Joe was especially perturbed because his band was alone in those days in using music to send political messages. Their just-released album contained the caustic slam at LBJ titled “Superbird” and the “Feel Like I’m Fixin’ To Die Rag,” written in 1965, was hugely popular on the anti-war circuit. He remains fiercely proud of the tune – with its sarcastic refrain of “One, two three, what are we fightin’ for? Don’t ask me, I don’t give a damn! Next stop is Vietnam!” – and whatever effect it had on mobilizing sentiment against the war.

A 25-year-old Navy veteran in 1967, Joe saw Vietnam as a war chiefly to protect U.S. economic interests. He sees the Iraq War in the same light. Also, “It's very similar in that you have young people who are fighting a war that was supposed to be over pretty quick, and it's dragging on,” he says.

In “Support the Troops,” a new song protesting the Iraq War, Joe turns from sarcasm to anger, personally attacking the president who ordered U.S. troops there with lines like: “You chicken-hawk, draft-dodging son of a Bush.”

A thread in the Berkeley tapestry
The angry political rhetoric is a perfect coda for the drive back across the Bay Bridge to Berkeley, the veritable cradle of U.S. civil disobedience in modern times and especially vibrant in 1967, when Jerry Rubin and his followers were marching and stopping troop trains.

The center of the action then was Sproul Plaza on the UC-Berkeley campus. This is where Mario Savio delivered his fiery speeches in the Free Speech Movement in ’64. It was the flashpoint for the People’s Park riots of ’69. And to this day, it is the spot where generations of students and activists have set up their card tables to promote such causes as civil rights, ending apartheid and saving the whales.
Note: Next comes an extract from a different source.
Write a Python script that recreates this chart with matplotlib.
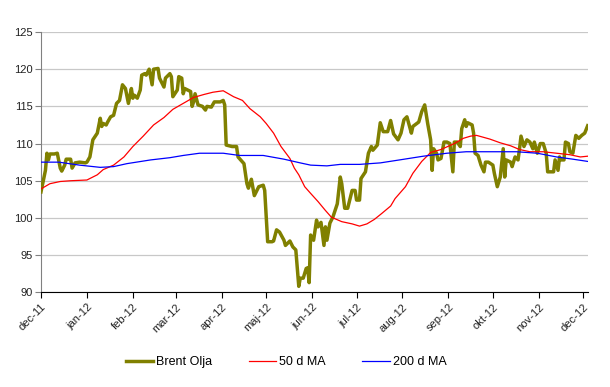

The northern terminus of Berkeley’s storied Telegraph Avenue is a very special place to Joe, where he played some of his first public gigs as a fledgling folksinger, where he met Barry Melton, who became the lead guitarist for the Fish, and where Joe sometimes gave impromptu free concerts in the late ’70s. In 1967, the band played often at local venues like the Jabberwock coffeehouse, the Pauley Ballroom and the Finnish Brotherhood Hall.

“I've always found that I'm a part of this city, not like a star of the city, but a part of it, just another citizen,” Joe says. “There's quite a few unique citizens who've lived here a long, long time and I'm fortunate to be here and be one of them.”

Time has been good to Joe as well. The late afternoon sun has finally warmed the day, streaming over the Golden Gate to light the East Bay hills like a Thomas McGlynn painting as he takes in his hometown. At 65, his hair is graying and thinner and a few tiny ruptured vessels etch the surface of his face, but the eyes still have the same piercing gaze they had when he penned lyrics that implored generals and politicians to think about what the hell they were doing.

“My goal will never be achieved in my lifetime, of peace and love on the Planet Earth,” he says, “but I'll do my bit to further it as long as I can and when I'm gone, someone else will pick it up and that's the way it will go.

“It will be known that I contributed my part, as to the music and the culture of my generation, not just politically, although I added a political, social, moral element when there wasn't one.”